One of the most distinctive shifts in Degas' working practice in later life was towards the sequence or series. Rather than create a unique statement of his chosen subject, in the form of a single drawing, pastel or oil painting, he would generate a succession of near-identical variants that eventually formed a "family" of compositions, some with just two or three members, others extending to twenty or thirty related works. Though some of his contemporaries have become celebrated for their sequential canvases, such as Monet's Rouen Cathedral cycle and Cézanne's repeated views of Mont Saint-Victoire, there is no precedent for the pervasiveness of Degas' later serial practice, which accounted in his last decades for the overwhelming majority of his pictures (R. Kendall, Degas: Beyond Impressionism, exh. cat., National Gallery, London, 1996, p. 186).

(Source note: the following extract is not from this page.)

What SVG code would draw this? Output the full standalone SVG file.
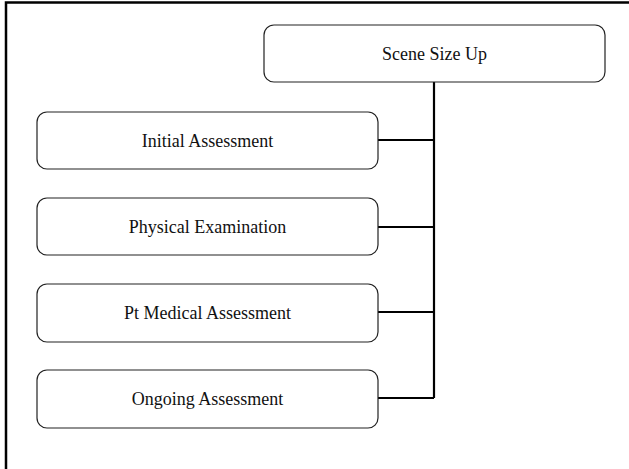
<svg xmlns="http://www.w3.org/2000/svg" width="629" height="469" viewBox="0 0 629 469">
<style>
.box{fill:#fff;stroke:#222;stroke-width:1.2}
.lbl{font-family:"Liberation Serif","Times New Roman",serif;font-size:18px;fill:#111;text-anchor:middle}
.con{fill:none;stroke:#000;stroke-width:2.2}
.frame{fill:none;stroke:#000;stroke-width:2.5}
</style>
<rect width="629" height="469" fill="#fff"/>
<path class="frame" d="M6,469 V2.5 H629"/>
<g id="connectors">
<path class="con" d="M434,82 V398"/>
<path class="con" d="M378,140 H434"/>
<path class="con" d="M378,227 H434"/>
<path class="con" d="M378,312 H434"/>
<path class="con" d="M378,398 H434"/>
</g>
<g id="scene-size-up">
<rect class="box" x="264" y="25" width="341" height="57" rx="10"/>
<text class="lbl" x="434.5" y="60">Scene Size Up</text>
</g>
<g id="initial-assessment">
<rect class="box" x="37" y="112" width="341" height="57" rx="10"/>
<text class="lbl" x="207.5" y="147">Initial Assessment</text>
</g>
<g id="physical-examination">
<rect class="box" x="37" y="198" width="341" height="57" rx="10"/>
<text class="lbl" x="207.5" y="233">Physical Examination</text>
</g>
<g id="pt-medical-assessment">
<rect class="box" x="37" y="284" width="341" height="58" rx="10"/>
<text class="lbl" x="207.5" y="319">Pt Medical Assessment</text>
</g>
<g id="ongoing-assessment">
<rect class="box" x="37" y="370" width="341" height="58" rx="10"/>
<text class="lbl" x="207.5" y="405">Ongoing Assessment</text>
</g>
</svg>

Kendall has pointed out the importance of Degas' almost exclusive reliance on charcoal and pastel in these late drawings, allowing for the utmost intensity in the black contour lines and among the colour relationships in the compositions. Also notable in these late works is the use of tracing, by which Degas could repeat the vague outlines of a composition, then explore the full range of expressive variations inherent in the pose (including the "flipping" of an image in the reverse direction) or experiment in different chromatic schemes. This method also enabled Degas to build up complex figure compositions with two or more dancers, and to exploit the most effective possibilities resulting from the counterpoint of multiple figures.
"Some of Degas' final drawings must be considered among the most powerful and touching representations of dancers," Jill DeVonyar and Richard Kendall have written, "though their relationships to events on the Opéra stage, to the art of the Louvre and even to the practice of the ballet has now become enigmatic and perhaps irrelevant" (Degas and the Dance, exh. cat., Detroit Institute of Arts, 2002, p. 252).